The concert schedule for the rest of June shows a program June 14 that features music royalty with Rosanne Cash, John Leventhal, and Wayne Henderson and Friends. Ms. Cash has made her mark in so many fields it’s not enough to call her a musician. She’s a published author and a thoughtful writer whose essays have appeared in national publications. She has produced 11 No. 1 singles, but may be best known in pop culture for her 2009 award-winning album The List, based on a list her father, the late Johnny Cash, made of 100 essential country songs she’d have to know if she were to become a country singer.

Rosanne has succeeded wildly in several genres of music, which surprises no one familiar with her extended family’s place in American and especially old time music. Her stepmother was June Carter Cash, who hailed from one of the most famous families in early recorded music, the Carters of southwest Virginia’s Poor Valley at the foot of Clinch Mountain. The extended Carter family included A.P. Carter, Sarah Carter and Mother Maybelle Carter, surely the First Family of Old Time Music.

Appearing with Rosanne Cash and John Leventhal is musician and craftsman Wayne Henderson, as much a gem of mountain music as anyone in America. Henderson hails from the little community of Rugby, Virginia, on the North Carolina-Virginia line. He builds guitars that even the biggest stars must wait for years to acquire. Rocker and bluesman Eric Clapton had to wait for seven years for his Henderson guitar because, after all, Clapton already had some good guitars and there was no rush, Henderson explained.

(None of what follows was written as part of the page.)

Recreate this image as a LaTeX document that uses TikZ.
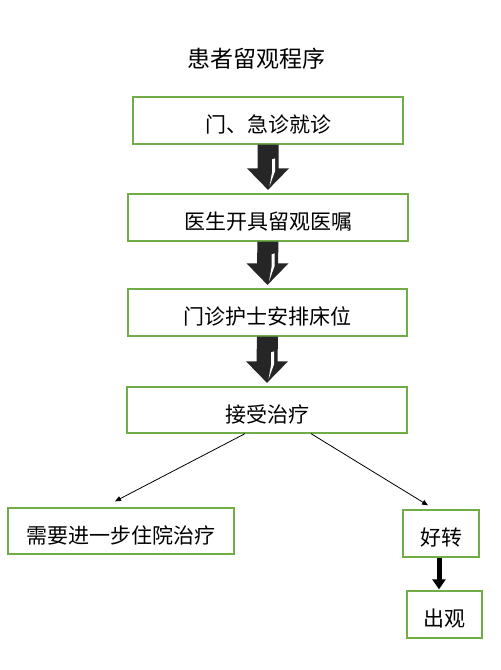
\documentclass[tikz,border=0pt]{standalone}
\usepackage{fontspec}
\setmainfont{Noto Sans CJK SC}
\usetikzlibrary{calc,arrows.meta}
\definecolor{boxgreen}{RGB}{112,173,71}
\definecolor{arrowdark}{RGB}{38,38,38}
\tikzset{
  stepbox/.style={draw=boxgreen, line width=1.3pt, fill=white, inner sep=0pt,
    font=\fontsize{21}{24}\selectfont, text height=24pt, text depth=0pt},
  thinarrow/.style={draw=black, line width=0.8pt, -{Triangle[length=6pt,width=5pt]}},
  smallblock/.style={draw=black, line width=5pt, -{Triangle[length=10pt,width=13pt]}, shorten >=1pt},
}
\newcommand{\blockarrow}[2]{%
  \fill[arrowdark] ($(#1.south)+(-10.5,0)$) -- ($(#1.south)+(10.5,0)$)
     -- ($(#2.north)+(10.5,-25)$) -- ($(#2.north)+(21,-25)$)
     -- ($(#2.north)+(0,-3.5)$) -- ($(#2.north)+(-21,-25)$)
     -- ($(#2.north)+(-10.5,-25)$) -- cycle;
  \fill[white] ($(#2.north)+(4,-34)$) -- ($(#2.north)+(7,-35)$)
     -- ($(#2.north)+(7,-22)$) -- ($(#2.north)+(1.5,-7)$)
     -- ($(#2.north)+(4,-21)$) -- cycle;
}
\begin{document}
\begin{tikzpicture}[x=1pt,y=-1pt]
\useasboundingbox[fill=white] (0,0) rectangle (501,670);
\node[font=\fontsize{23}{26}\selectfont, inner sep=0pt] (title) at (256,59) {患者留观程序};
\node[stepbox, minimum width=270pt, minimum height=47pt] (b1) at (268,120.5) {门、急诊就诊};
\node[stepbox, minimum width=280pt, minimum height=47pt] (b2) at (268,217.5) {医生开具留观医嘱};
\node[stepbox, minimum width=279pt, minimum height=47pt] (b3) at (267.5,312.5) {门诊护士安排床位};
\node[stepbox, minimum width=280pt, minimum height=46pt] (b4) at (267,410) {接受治疗};
\node[stepbox, minimum width=226pt, minimum height=46pt] (b5) at (121,531) {需要进一步住院治疗};
\node[stepbox, minimum width=76pt, minimum height=47pt] (b6) at (441,533.5) {好转};
\node[stepbox, minimum width=75pt, minimum height=47pt] (b7) at (444.5,614.5) {出观};
\blockarrow{b1}{b2}
\blockarrow{b2}{b3}
\blockarrow{b3}{b4}
\draw[thinarrow] ($(b4.south)+(-22,0)$) -- ($(b5.north)+(-6,-6)$);
\draw[thinarrow] ($(b4.south)+(44,0)$) -- ($(b6.north)+(-13,-4)$);
\draw[smallblock] ($(b6.south)+(-2,0)$) -- ($(b7.north)+(-5.5,0)$);
\end{tikzpicture}
\end{document}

Those who hear Henderson’s picking cannot wait to hear his flatpicking style in person - only to discover that he uses thumb and finger picks to produce the fast and fluid cadences that have dazzled audiences everywhere.

The June schedule continues on the 22nd with the Hot Pickers Show ($15 tickets) featuring the Kruger Brothers and the Buckstankle Boys, and on June 29 with a Glorious Gospel afternoon concert ($10 tickets), featuring the Primitive Quartet and The Easter Brothers and The Easter Family.

Performances in July feature a Holiday Concert and Square-dance on July 6 ($5 tickets) with the Slate Mountain Ramblers and the New Southern Ramblers; a Tar Heel Hoedown on July 13 ($10 tickets) with Riley Baugus and dancer Ira Bernstein and the Stuart Brothers; a July 20 Whitetop—Passing It On program ($10 tickets) featuring the Crooked Road Ramblers and the Whitetop Mountaineers, and a July 27 Real Deal Bluegrass show ($10 tickets) with Big Country Bluegrass and the Marshall Brothers and High Road.

The August concerts feature Music on the Mountain on Aug. 4, (a Sunday, with $15 tickets) with Balsam Range and Cullen’s Bridge – the week that the Old Fiddlers’ Convention in nearby Galax begins. On Aug. 17 the Sundown Blues program featuring John Dee Holeman, Williette Hinton &Lightnin’ Wells ($10 tickets) will be preceded by a workshop on how to play the ukulele. On Aug. 24 the Bluegrass Gospel Show ($10 tickets) will feature the Gospel Plowboys and Travis Frye & Blue Mountain. And on Aug. 31, the Virginia Stringbands ($10) will perform with the Wolfe Brothers and Skeeter & the Skidmarks.

The Blue Ridge Music Center is part of the Blue Ridge Parkway, a unit of the National Park Service, and musical programming is operated by the Blue Ridge Parkway Foundation as part of its mission to preserve and enhance the Blue Ridge Parkway today and for future generations.